# EXERCISE BRIEF
Without the pictures, print the lines running from the beginning of the material to the line containing "label_dy = [2, 14, 21, 14]", both ends included.
++++ GIVEN INFORMATION
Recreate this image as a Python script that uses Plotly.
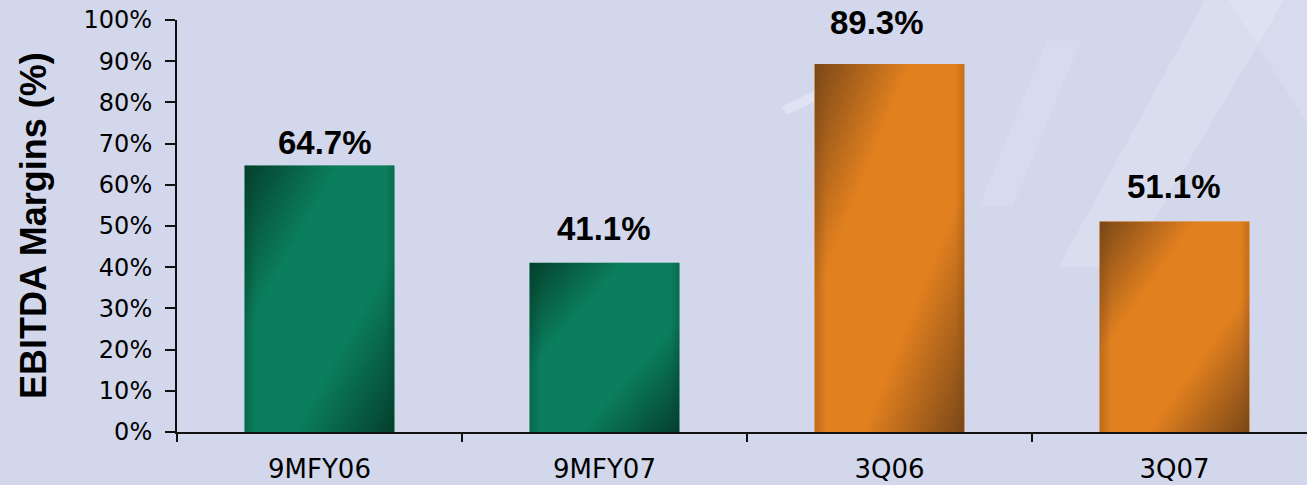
import base64
import plotly.graph_objects as go

# Data
categories = ["9MFY06", "9MFY07", "3Q06", "3Q07"]
margins = [64.7, 41.1, 89.3, 51.1]
bar_colors = ["#0b7f5d", "#0b7f5d", "#e1801f", "#e1801f"]
shade_colors = ["#043f2c", "#043f2c", "#7a4718", "#7a4718"]
y_ticks = list(range(0, 101, 10))
y_tick_text = [f"{t}%" for t in y_ticks]

# per-label nudges (px) for the value labels above the bars
label_dx = [5, 0, -12, 0]
label_dy = [2, 14, 21, 14]

BAR_W = 0.526
xs = list(range(len(categories)))


def gradient_svg(main, dark):
    svg = (
        '<svg xmlns="http://www.w3.org/2000/svg" width="100" height="100" '
        'viewBox="0 0 100 100" preserveAspectRatio="none">'
        '<defs><linearGradient id="g" x1="0" y1="0" x2="1" y2="1">'
        f'<stop offset="0" stop-color="{dark}"/>'
        f'<stop offset="0.32" stop-color="{main}"/>'
        f'<stop offset="0.66" stop-color="{main}"/>'
        f'<stop offset="1" stop-color="{dark}"/>'
        '</linearGradient>'
        '<linearGradient id="e" x1="0" y1="0" x2="1" y2="0">'
        f'<stop offset="0" stop-color="{dark}" stop-opacity="0.35"/>'
        f'<stop offset="0.08" stop-color="{dark}" stop-opacity="0"/>'
        f'<stop offset="0.94" stop-color="{dark}" stop-opacity="0"/>'
        f'<stop offset="1" stop-color="{dark}" stop-opacity="0.30"/>'
        '</linearGradient></defs>'
        '<rect width="100" height="100" fill="url(#g)"/>'
        '<rect width="100" height="100" fill="url(#e)"/>'
        '</svg>'
    )
    return "data:image/svg+xml;base64," + base64.b64encode(svg.encode()).decode()


fig = go.Figure(
    go.Bar(
        x=xs,
        y=margins,
        width=BAR_W,
        marker=dict(color=bar_colors, line=dict(width=0)),
        cliponaxis=False,
        hoverinfo="skip",
    )
)

# shaded bar faces, sized from the same values as the bars
images = []
for x, v, c, d in zip(xs, margins, bar_colors, shade_colors):
    images.append(dict(
        source=gradient_svg(c, d),
        xref="x", yref="y",
        x=x - BAR_W / 2, y=v,
        sizex=BAR_W, sizey=v,
        xanchor="left", yanchor="top",
        sizing="stretch", layer="above",
    ))

# value labels above each bar
annotations = [
    dict(
        text=f"<b>{v:.1f}%</b>", x=x, y=v, xref="x", yref="y",
        xanchor="center", yanchor="bottom", xshift=dx, yshift=dy,
        showarrow=False,
        font=dict(family="Liberation Sans", size=33, color="#000000"),
    )
    for x, v, dx, dy in zip(xs, margins, label_dx, label_dy)
]
annotations.append(dict(
    text="<b>EBITDA Margins (%)</b>",
    xref="paper", yref="paper",
    x=(33 - 177) / 1130, y=(432 - 226) / 412,
    xanchor="center", yanchor="middle",
    textangle=-90, showarrow=False,
    font=dict(family="Liberation Sans", size=36, color="#000000"),
))

# faint light streaks across the backdrop
streaks = [
    ("M 0.78,0.40 L 0.84,0.40 L 0.98,1.05 L 0.91,1.05 Z", 0.16),
    ("M 0.71,0.55 L 0.74,0.55 L 0.80,0.95 L 0.77,0.95 Z", 0.10),
    ("M 0.535,0.79 L 0.565,0.83 L 0.57,0.81 L 0.54,0.77 Z", 0.30),
    ("M 0.93,1.05 L 1.0,0.75 L 1.0,1.05 Z", 0.12),
]
shapes = [
    dict(type="path", path=p, xref="paper", yref="paper", layer="below",
         fillcolor=f"rgba(255,255,255,{a})", line=dict(width=0))
    for p, a in streaks
]

fig.update_layout(
    width=1307, height=485,
    margin=dict(l=177, r=0, t=20, b=53),
    paper_bgcolor="#d3d7eb",
    plot_bgcolor="rgba(0,0,0,0)",
    showlegend=False,
    images=images,
    shapes=shapes,
    annotations=annotations,
    font=dict(family="DejaVu Sans", color="#000000"),
    xaxis=dict(
        range=[-0.5, 3.465],
        tickmode="array", tickvals=xs, ticktext=categories,
        ticks="", showgrid=False, zeroline=False,
        showline=True, linecolor="#111111", linewidth=2,
        tickfont=dict(family="DejaVu Sans", size=26, color="#000000"),
        ticklabelstandoff=13,
        minor=dict(tickmode="linear", tick0=-0.5, dtick=1, ticks="outside",
                   ticklen=8, tickwidth=2, tickcolor="#111111", showgrid=False),
        fixedrange=True,
    ),
    yaxis=dict(
        range=[0, 100],
        tickmode="array", tickvals=y_ticks, ticktext=y_tick_text,
        ticks="outside", ticklen=10, tickwidth=2, tickcolor="#111111",
        showline=True, linecolor="#111111", linewidth=2,
        showgrid=False, zeroline=False,
        tickfont=dict(family="DejaVu Sans", size=24, color="#000000"),
        ticklabelstandoff=8,
        fixedrange=True,
    ),
)

fig.write_html("out.html")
++++++++
# OUTPUT OF THE TASK
Recreate this image as a Python script that uses Plotly.
import base64
import plotly.graph_objects as go

# Data
categories = ["9MFY06", "9MFY07", "3Q06", "3Q07"]
margins = [64.7, 41.1, 89.3, 51.1]
bar_colors = ["#0b7f5d", "#0b7f5d", "#e1801f", "#e1801f"]
shade_colors = ["#043f2c", "#043f2c", "#7a4718", "#7a4718"]
y_ticks = list(range(0, 101, 10))
y_tick_text = [f"{t}%" for t in y_ticks]

# per-label nudges (px) for the value labels above the bars
label_dx = [5, 0, -12, 0]
label_dy = [2, 14, 21, 14]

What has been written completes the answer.